Lasso's decree also demonstrates the disgusting hypocrisy of US imperialism and its lackeys in the capitalist oligarchies of Latin America. When Peruvian President Castillo decided to dissolve Congress and call early elections, using a procedure analogous to Lasso's, the bourgeois military, business and political leadership immediately staged a coup d'état. They feared that Castillo's decision (and his intention to call a Constituent Assembly) could awaken the movement of the masses on the streets. In the case of Peru, Washington was quick to recognise the coup against the democratically elected president, a coup about which the US embassy was already informed.
But in the case of Ecuador, when the same procedure is carried out by a banker president, a lackey of imperialism, whose intention is not to implement the popular mandate, but precisely to evade it and rule by decree for the benefit of capitalists and multinationals, then the US rushes to support Lasso's self-coup. In a statement within hours of the muerte cruzada decree, State Department spokesman Vedant Patel announced that “our bilateral relationship with the Government of Ecuador... remains strong” and added that President Biden was “aware” of Lasso's decision. Lasso clearly had consulted with his master in the White House before taking any decision. Without blushing, the US spokesman offered his support for “Ecuador's democratic institutions and processes”, just when democracy is being violated. He expressed his respect for “the will of the Ecuadorian government and people”, when these are clearly in contradiction.

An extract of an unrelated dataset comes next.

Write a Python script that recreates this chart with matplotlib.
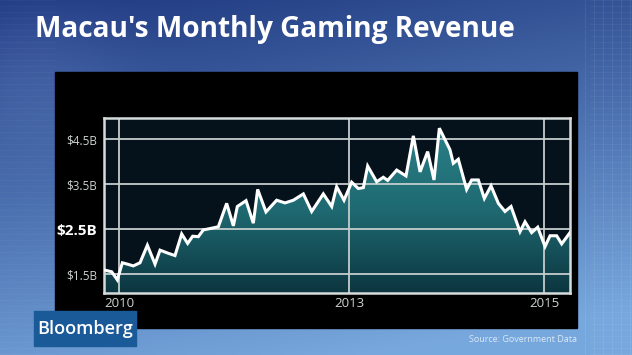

We are facing a move by the ruling class, with the support of US imperialism, to keep in power a banker who no longer even has parliamentary support, so that he can apply urgent economic measures against the working class and in favour of the oligarchy. The only possible response on the part of the workers, peasants and the youth of Ecuador is to take to the streets to prevent this manoeuvre.
The struggle against Lasso's self-coup must not be limited to the question of democracy, but must be linked to a plan of demands that respond to the most immediate needs of the masses. For the people to have health, education, housing and work, the capitalists must be made to pay for the crisis, starting with repudiating the onerous foreign debt and expropriating the oligarchy.
The problem is not that “the neoliberal model has failed”, as both Correa and Iza claim, but that neoliberalism is the reflection of the crisis of capitalism in a country dominated by imperialism and the attempt of the capitalist oligarchy to make the masses of workers and peasants pay for this crisis. It is therefore capitalism that has failed.
In the last 25 years it has been shown time and again that the Ecuadorian people, the workers and poor peasants, when they are on the move, are capable of courageously defending their interests and overthrowing those who rule against the majority.
It is imperative to draw lessons from recent movements. On the last two occasions, in the October 2019 insurrection and in June 2022, what was missing was a leadership of the movement with a clear perspective of taking power. The promises made in both cases by the government (in 2019 by Moreno, in 2022 by Lasso), to appease the movement and get the masses off the streets, were never fulfilled. It is not a question of changing one government for another, but of overthrowing the capitalist oligarchy, so that the working class can rule for the benefit of the majority and not the private interests of a parasitic minority beholden to imperialism.
It is necessary to build a revolutionary leadership, based on the ideas of Marxism, with the perspective of the socialist transformation of society, in Ecuador, in Latin America and in the whole world.